First, federal law requires that notification to relatives be made within 30 days after a child is taken into custody. This provision would require notice within 30 days from the custody hearing date, which does not ensure compliance with the federal law. This provision also requires that the notification be given by a court order. Federal law does not require judicial involvement. Notification requirements may be better implemented as a statutory directive to child welfare agencies rather than through court orders, ensuring compliance, but not imposing an unnecessary burden on the courts.
Second, the provision defines "adult relative" as the child's grandparent, great-grandparent, aunt, uncle or sibling who has attained 18 years of age. This new definition is not consistent with definition of relative elsewhere in the Wisconsin Children's Code, which is much more inclusive.
Third, the provision requires that a parent be requested to provide names of three adult relatives who could become placement options for a child. If the parent does not provide this information at the hearing, the county agency or the Department of Children and Families must make a reasonable effort to provide each parent with the opportunity to supply this information. Without any requirement to review the parent's choices, a parent could name three adult relatives who may or may not be appropriate caregivers and who should not be given private information about a child's case.
Fourth, the provision requires that agencies notify both relatives and nonrelatives identified by the parents of the court order for an out-of-home placement. Again, this raises confidentiality issues. Under current law, if a placement is being made, certain child protective services information can only be released to a placement or relative with a foster care license.
The Department of Children and Families is currently working on draft legislation that will address all issues of compliance with the federal Fostering Connections to Success Act of 2008. I am confident that the department will seek input from all stakeholders to ensure that this legislation effectively addresses the role of relatives in the foster care system.
6. Subsidized Private Sector Employment
Section 1173c
This provision creates a subsidized private sector employment program for Wisconsin Works (W-2) participants to work in a private sector employment position for up to 20 hours per week for a maximum of six months. Participants are paid minimum wage by the employer plus receive an additional monthly grant of up to $25 paid by the Department of Children and Families. The employer is wholly or partially reimbursed for compensation costs by the department. The department can only implement this program if certain conditions are met, including that the total compensation received by the participant is no less than what would be received in a community service job and that the total cost to the department is no greater than it would be for a community service job.
I am partially vetoing this provision to delete the $25 monthly grant. I see no need to provide an additional grant to participants in subsidized private sector employment who already receive compensation in the form of the higher of state or federal minimum wage plus eligibility for the state and federal earned income tax credit. The additional cost of the grant would be better applied to creating additional subsidized employment opportunities.
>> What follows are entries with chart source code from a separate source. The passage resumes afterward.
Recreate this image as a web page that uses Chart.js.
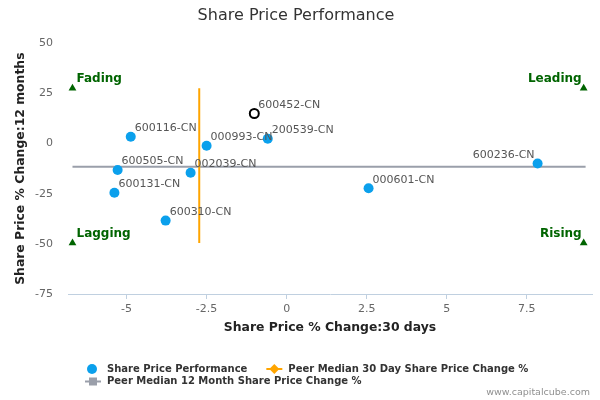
<!DOCTYPE html>
<html>
<head>
<meta charset="utf-8">
<script src="https://cdn.jsdelivr.net/npm/chart.js@4/dist/chart.umd.min.js"></script>
<style>
  html, body { margin: 0; padding: 0; background: #fff; }
</style>
</head>
<body>
<canvas id="chart" width="600" height="400"></canvas>
<script>
// company codes with their 30 day / 12 month share price change (%)
const companies = ['600116-CN', '000993-CN', '600452-CN', '200539-CN', '600505-CN',
                   '002039-CN', '600131-CN', '600310-CN', '000601-CN', '600236-CN'];
const change30d = [-4.87, -2.5, -1.01, -0.59, -5.28, -3.0, -5.38, -3.78, 2.56, 7.84];
const change12m = [3.4, -1.1, 15.0, 2.4, -13.2, -14.5, -24.5, -38.4, -22.3, -9.9];
const highlighted = '600452-CN';

const peerMedian30d = -2.73;
const peerMedian12m = -11.6;

// quadrant corner markers
const quadrantNames = ['Fading', 'Leading', 'Lagging', 'Rising'];
const quadrantX = [-6.69, 9.28, -6.69, 9.28];
const quadrantY = [27.6, 27.6, -49.6, -49.6];

const xTicks = [-5, -2.5, 0, 2.5, 5, 7.5];
const yTicks = [-75, -50, -25, 0, 25, 50];

const FONT = '"DejaVu Sans", Verdana, sans-serif';
Chart.defaults.font.family = FONT;

const BLUE = '#0ba0ec';
const ORANGE = '#ffa500';
const GREY = '#9a9faa';
const GREEN = '#006400';

const annotate = {
    id: 'annotate',
    afterDatasetsDraw(chart) {
        const ctx = chart.ctx;
        const xs = chart.scales.x, ys = chart.scales.y;
        const area = chart.chartArea;
        ctx.save();
        ctx.textBaseline = 'middle';

        // point labels, kept inside the plot area
        ctx.font = '11px ' + FONT;
        ctx.fillStyle = '#555555';
        companies.forEach((name, i) => {
            const px = xs.getPixelForValue(change30d[i]);
            const py = ys.getPixelForValue(change12m[i]) - 8.5;
            const w = ctx.measureText(name).width;
            if (px + 4 + w > area.right) {
                ctx.textAlign = 'right';
                ctx.fillText(name, px - 3, py);
            } else {
                ctx.textAlign = 'left';
                ctx.fillText(name, px + 4, py);
            }
        });

        // quadrant labels
        ctx.font = 'bold 12px ' + FONT;
        ctx.fillStyle = GREEN;
        quadrantNames.forEach((name, i) => {
            const px = xs.getPixelForValue(quadrantX[i]);
            const py = ys.getPixelForValue(quadrantY[i]);
            if (i % 2 === 0) {
                ctx.textAlign = 'left';
                ctx.fillText(name, px + 4, py - 9);
            } else {
                ctx.textAlign = 'right';
                ctx.fillText(name, px - 2, py - 9);
            }
        });
        ctx.restore();
    },
    afterDraw(chart) {
        const ctx = chart.ctx;
        ctx.save();
        ctx.textBaseline = 'middle';
        ctx.textAlign = 'left';
        ctx.font = 'bold 10px ' + FONT;

        const drawSymbol = (kind, x, y) => {
            const cx = x + 8;
            if (kind === 'circle') {
                ctx.fillStyle = BLUE;
                ctx.beginPath();
                ctx.arc(cx - 1, y, 5, 0, Math.PI * 2);
                ctx.fill();
                return;
            }
            const color = kind === 'diamond' ? ORANGE : GREY;
            ctx.strokeStyle = color;
            ctx.fillStyle = color;
            ctx.lineWidth = 2;
            ctx.beginPath();
            ctx.moveTo(x, y);
            ctx.lineTo(x + 16, y);
            ctx.stroke();
            ctx.beginPath();
            if (kind === 'diamond') {
                ctx.moveTo(cx, y - 5);
                ctx.lineTo(cx + 5, y);
                ctx.lineTo(cx, y + 5);
                ctx.lineTo(cx - 5, y);
                ctx.closePath();
                ctx.fill();
            } else {
                ctx.fillRect(cx - 4, y - 4, 8, 8);
            }
        };

        const rows = [
            [['circle', 'Share Price Performance'], ['diamond', 'Peer Median 30 Day Share Price Change %']],
            [['square', 'Peer Median 12 Month Share Price Change %']]
        ];
        const rowY = [369, 381.5];
        rows.forEach((row, r) => {
            let x = 85;
            row.forEach(([kind, text]) => {
                drawSymbol(kind, x, rowY[r]);
                ctx.fillStyle = '#333333';
                ctx.fillText(text, x + 22, rowY[r]);
                x += 22 + ctx.measureText(text).width + 19;
            });
        });

        // credits
        ctx.font = '9.5px ' + FONT;
        ctx.fillStyle = '#909090';
        ctx.textAlign = 'right';
        ctx.fillText('www.capitalcube.com', 590, 393);
        ctx.restore();
    }
};

const points = companies.map((c, i) => ({ x: change30d[i], y: change12m[i] }));
const isHi = (ctx) => companies[ctx.dataIndex] === highlighted;

new Chart(document.getElementById('chart'), {
    type: 'scatter',
    data: {
        datasets: [
            {
                label: 'Share Price Performance',
                data: points,
                pointRadius: (c) => isHi(c) ? 4.5 : 5,
                pointBackgroundColor: (c) => isHi(c) ? '#ffffff' : BLUE,
                pointBorderColor: (c) => isHi(c) ? '#000000' : BLUE,
                pointBorderWidth: (c) => isHi(c) ? 2 : 0
            },
            {
                label: 'Quadrants',
                data: quadrantX.map((x, i) => ({ x: x, y: quadrantY[i] })),
                pointStyle: 'triangle',
                pointRadius: 4.5,
                pointBackgroundColor: GREEN,
                pointBorderWidth: 0
            },
            {
                label: 'Peer Median 30 Day Share Price Change %',
                data: [{ x: peerMedian30d, y: quadrantY[0] }, { x: peerMedian30d, y: quadrantY[2] }],
                showLine: true,
                borderColor: ORANGE,
                borderWidth: 2,
                pointRadius: 0
            },
            {
                label: 'Peer Median 12 Month Share Price Change %',
                data: [{ x: quadrantX[0], y: peerMedian12m }, { x: quadrantX[1] + 0.06, y: peerMedian12m }],
                showLine: true,
                borderColor: GREY,
                borderWidth: 2,
                pointRadius: 0
            }
        ]
    },
    options: {
        responsive: false,
        animation: false,
        events: [],
        layout: { padding: { left: 0, right: 8, top: 0, bottom: 56 } },
        plugins: {
            legend: { display: false },
            tooltip: { enabled: false },
            title: {
                display: true,
                text: 'Share Price Performance',
                color: '#333333',
                font: { size: 16, weight: 'normal' },
                padding: { top: 6.4, bottom: 17.7 }
            }
        },
        scales: {
            x: {
                type: 'linear',
                min: -6.83,
                max: 9.54,
                afterBuildTicks: (axis) => { axis.ticks = xTicks.map(v => ({ value: v })); },
                afterFit: (axis) => { axis.height = 50; },
                grid: { display: true, drawOnChartArea: false, drawTicks: true, tickLength: 5, color: '#c0d0e0' },
                border: { display: true, color: '#c0d0e0', width: 1 },
                ticks: { color: '#666666', font: { size: 11 }, padding: 4, callback: (v) => String(v) },
                title: {
                    display: true,
                    text: 'Share Price % Change:30 days',
                    color: '#222222',
                    font: { size: 12.4, weight: 'bold' },
                    padding: { top: 0, bottom: 8.5 }
                }
            },
            y: {
                type: 'linear',
                min: -75,
                max: 50,
                afterBuildTicks: (axis) => { axis.ticks = yTicks.map(v => ({ value: v })); },
                afterFit: (axis) => { axis.width = 68; },
                grid: { display: false, drawTicks: false },
                border: { display: false },
                ticks: { color: '#666666', font: { size: 11 }, padding: 15, callback: (v) => String(v) },
                title: {
                    display: true,
                    text: 'Share Price % Change:12 months',
                    color: '#222222',
                    font: { size: 12.4, weight: 'bold' },
                    padding: { top: 13.5, bottom: 0 }
                }
            }
        }
    },
    plugins: [annotate]
});
</script>
</body>
</html>
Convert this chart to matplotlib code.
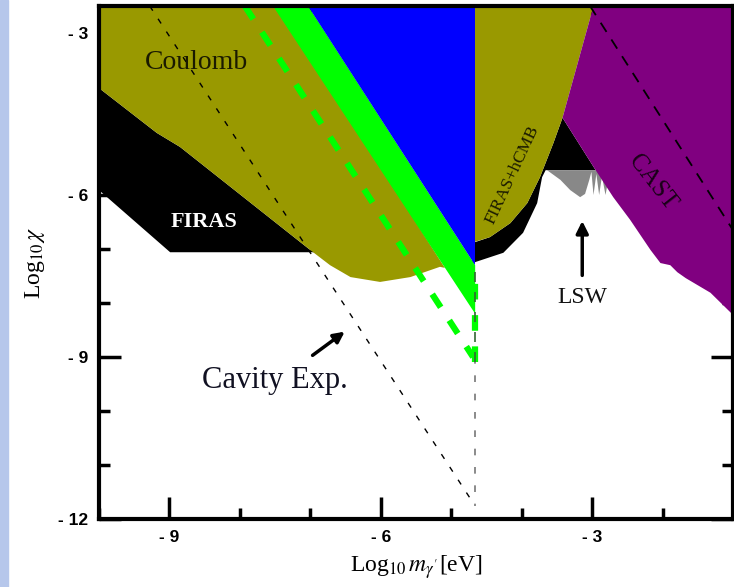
import matplotlib
matplotlib.use("Agg")
import matplotlib.pyplot as plt
from matplotlib.patches import Polygon, Rectangle

plt.rcParams['font.family'] = ['Liberation Serif', 'DejaVu Serif']
plt.rcParams['mathtext.fontset'] = 'stix'

# ---- data (log10 m [eV], log10 chi) ----
coulomb_x = [-10, -10, -9.18, -8.85, -7.00, -6.72, -6.43, -6.01, -5.58, -5.16, -5.09, -7.45]
coulomb_y = [-2.5, -4.02, -4.85, -5.11, -7.02, -7.30, -7.52, -7.61, -7.52, -7.33, -7.35, -2.5]

firas_x = [-10, -9.18, -8.85, -7.00, -6.6, -8.99, -10]
firas_y = [-4.02, -4.85, -5.11, -7.02, -7.06, -7.06, -5.91]

green_x = [-7.53, -7.03, -4.66, -4.66]
green_y = [-2.5, -2.5, -7.30, -8.20]

blue_x = [-7.03, -4.66, -4.66]
blue_y = [-2.5, -2.5, -7.30]

hcmb_x = [-4.72, -2.98, -3.42, -3.55, -3.74, -3.92, -4.16, -4.45, -4.72]
hcmb_y = [-2.5, -2.5, -4.57, -5.04, -5.67, -6.15, -6.52, -6.78, -6.89]

firas2_x = [-4.70, -4.45, -4.16, -3.92, -3.74, -3.55, -3.42, -2.95, -3.66, -3.71, -3.78, -3.98, -4.26, -4.70]
firas2_y = [-6.89, -6.78, -6.52, -6.15, -5.67, -5.04, -4.57, -5.54, -5.54, -5.67, -6.15, -6.70, -7.07, -7.26]

lsw_x = [-3.64, -3.45, -3.31, -3.17, -3.10, -3.04, -3.01, -2.98, -2.94, -2.90, -2.86, -2.81, -2.77, -2.74]
lsw_y = [-5.54, -5.72, -5.91, -6.04, -5.98, -5.72, -5.57, -6.00, -5.61, -6.00, -5.65, -6.00, -5.72, -5.54]

cast_x = [-2.98, -1.0, -1.0, -1.32, -1.67, -1.79, -1.89, -2.03, -2.17, -2.46, -2.70, -2.95, -3.42]
cast_y = [-2.5, -2.5, -8.22, -7.81, -7.54, -7.43, -7.30, -7.26, -7.02, -6.46, -6.04, -5.54, -4.57]

cast_dash_x = [-3.03, -1.0]
cast_dash_y = [-2.5, -6.65]

cavity_x = [-9.28, -4.69]
cavity_y = [-2.5, -11.7]
cavity_v_x = [-4.66, -4.66]
cavity_v_y = [-9.0, -11.75]

gdash_x = [-7.93, -4.69]
gdash_y = [-2.5, -9.0]
gdash_v_x = [-4.66, -4.66]
gdash_v_y = [-9.1, -7.4]

xticks_major = [-9, -6, -3]
yticks_major = [-12, -9, -6, -3]

fig = plt.figure(figsize=(7.34, 5.87), dpi=100)
fig.patches.append(Rectangle((0, 0), 8 / 734, 1, transform=fig.transFigure,
                             color='#b6c7eb', zorder=0))
ax = fig.add_axes([99 / 734, 68 / 587, 634 / 734, 513 / 587])
ax.set_xlim(-10, -1)
ax.set_ylim(-12, -2.5)


def poly(xs, ys, c, z):
    ax.add_patch(Polygon(list(zip(xs, ys)), closed=True, facecolor=c,
                         edgecolor='none', zorder=z))


poly(firas_x, firas_y, 'black', 1)
poly(coulomb_x, coulomb_y, '#999900', 2)
poly(green_x, green_y, '#00ff00', 3)
poly(blue_x, blue_y, '#0000ff', 3)
poly(firas2_x, firas2_y, 'black', 1)
poly(hcmb_x, hcmb_y, '#999900', 2)
poly(lsw_x, lsw_y, '#888888', 2)
poly(cast_x, cast_y, '#800080', 3)

ax.plot(cast_dash_x, cast_dash_y, color='black', lw=1.3, dashes=(6, 5), zorder=4)
ax.plot(cavity_x, cavity_y, color='black', lw=1.0, dashes=(4, 7), zorder=4)
ax.plot(cavity_v_x, cavity_v_y, color='#777777', lw=1.2, dashes=(4, 7), zorder=4)
ax.plot(gdash_x, gdash_y, color='#00ff00', lw=4.5, dashes=(2.5, 2.5), zorder=4)
ax.plot(gdash_v_x, gdash_v_y, color='#00ff00', lw=4.5, dashes=(2.5, 2.5), zorder=4)
ax.plot(gdash_v_x, gdash_v_y, color='#336633', lw=1.2, dashes=(6, 6), zorder=4)

ax.text(-8.61, -3.55, 'Coulomb', fontsize=20, color='#1a1a00', ha='center', va='center', zorder=5)
ax.text(-8.51, -6.5, 'FIRAS', fontsize=16, color='white', weight='bold', ha='center', va='center', zorder=5)
ax.text(-4.13, -5.63, 'FIRAS+hCMB', fontsize=12.5, color='#1a1a00', rotation=65,
        ha='center', va='center', zorder=5)
ax.text(-2.14, -5.76, 'CAST', fontsize=18, color='#1a0018', rotation=-52,
        ha='center', va='center', zorder=5)
ax.text(-3.14, -7.89, 'LSW', fontsize=17, color='#111111', ha='center', va='center', zorder=5)
ax.annotate('', xy=(-3.14, -6.43), xytext=(-3.14, -7.54),
            arrowprops=dict(arrowstyle='-|>', color='black', lw=2.5, mutation_scale=18), zorder=5)
ax.text(-7.5, -9.43, 'Cavity Exp.', fontsize=22, color='#111122', ha='center', va='center', zorder=5)
ax.annotate('', xy=(-6.48, -8.5), xytext=(-7.0, -9.0),
            arrowprops=dict(arrowstyle='-|>', color='black', lw=2.5, mutation_scale=16), zorder=5)

ax.set_xticks(xticks_major)
ax.set_yticks(yticks_major)
ax.set_xticks(range(-10, 0), minor=True)
ax.set_yticks(range(-12, -2), minor=True)
ax.set_xticklabels(['- %d' % abs(v) for v in xticks_major])
ax.set_yticklabels(['- %d' % abs(v) for v in yticks_major])
ax.tick_params(which='both', direction='in', top=True, right=True, width=2.5,
               labelsize=12.5, pad=8)
ax.tick_params(which='major', length=16)
ax.tick_params(which='minor', length=8)
for lab in ax.get_xticklabels() + ax.get_yticklabels():
    lab.set_family('Liberation Sans')
    lab.set_weight('bold')
for s in ax.spines.values():
    s.set_linewidth(3)
    s.set_zorder(6)

ax.set_xlabel(r"Log$_{10}\,m_{\gamma^{\prime}}$[eV]", fontsize=17, labelpad=6)
ax.set_ylabel(r'Log$_{10}\,\chi$', fontsize=17, labelpad=8)

fig.savefig('out.png', dpi=100)
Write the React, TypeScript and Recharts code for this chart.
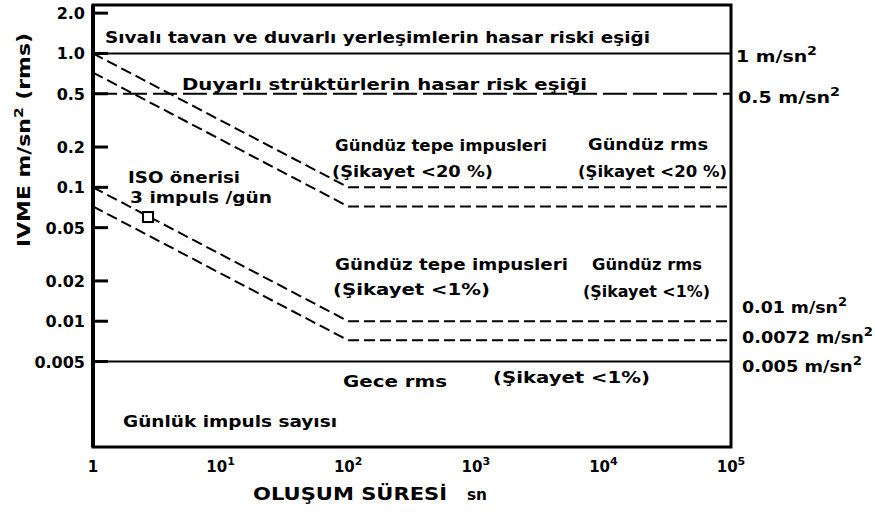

I am also partially vetoing the provision to delete the 20 hour maximum per week of subsidized employment to provide the department with additional flexibility to address unique individual situations. The 20 hour maximum was included under the assumption that all employers would be fully reimbursed for their compensation costs under the program. Deleting this maximum allows the department to explore other compensation options or address unique circumstances.
A311 Subsidized private sector employment will provide Wisconsin Works (W-2) participants with an opportunity to gain work experience in projects that closely resemble real private sector employment. Furthermore, the program is structured to guarantee that the cost to the state for each participant will not exceed the cost under the existing community service jobs program.
7. Child Care Authorizations
Section 1214a
This provision establishes a methodology for authorizing the number of hours per week for which an eligible child can receive subsidized child care under the Wisconsin Shares program. Under this provision, a family using less than 60 percent of its authorized hours of subsidized care for each of three successive two-week periods shall have its authorization reduced to 90 percent of the maximum weekly hours used during that six-week child care period. The reduced authorization would take effect following a six week grace period.
To fully achieve the intent of the Joint Committee on Finance budget agreement, I am partially vetoing section 1214a to base the authorization on using fewer than 60 percent of the authorized hours averaged over the entire six week period rather than for each of three successive two-week periods. As currently drafted, a family could use none of its authorized hours for two of the three two-week periods and 60 percent for the third two-week period and still maintain its full authorization. This formula provides little incentive for families to request only the number of authorized hours that they need. While it is important that the reimbursement system recognize that families can have legitimate reasons for their children missing a day of child care and that child care providers cannot easily fill a slot when a child is absent, requiring that the average utilization be at or above 60 percent of authorized hours averaged over six weeks provides ample flexibility for both families and providers to accommodate the absences.
I am partially vetoing section 1214a to delete the requirement that the grace period be for six weeks. I agree that there needs to be a grace period before authorized hours are reduced so that families and providers can adjust to the reduction, but it does not need to be six weeks. While my partial veto will leave the length of the grace period undefined in statute, I am requesting the Department of Children and Families secretary to provide for a two-week grace period. This should provide enough time for families and providers to accommodate the change.
8. Child Care Program Integrity
Sections 1138f and 1214f
This provision expands the existing child care program integrity unit. The program integrity unit ensures that child care program business practices are fiscally responsible and legal. The expansion includes authorizing the Department of Children and Families to deny payments to providers if they are convicted of felonies or misdemeanors related to business practices or intentionally and egregiously violate any provision or rule related to the Wisconsin Shares Child Care subsidy program.
I am partially vetoing sections 1138f and 1214f to delete the phrase "intentionally and egregiously." The department needs the authority to ensure that child care providers follow the rules of the Wisconsin Shares program. Requiring the violations to be intentional and egregious significantly limits the department's ability to address continuing issues with providers who violate program rules to receive reimbursement for services that they do not provide. This veto will strengthen the department's ability to enforce compliance with Wisconsin Shares rules.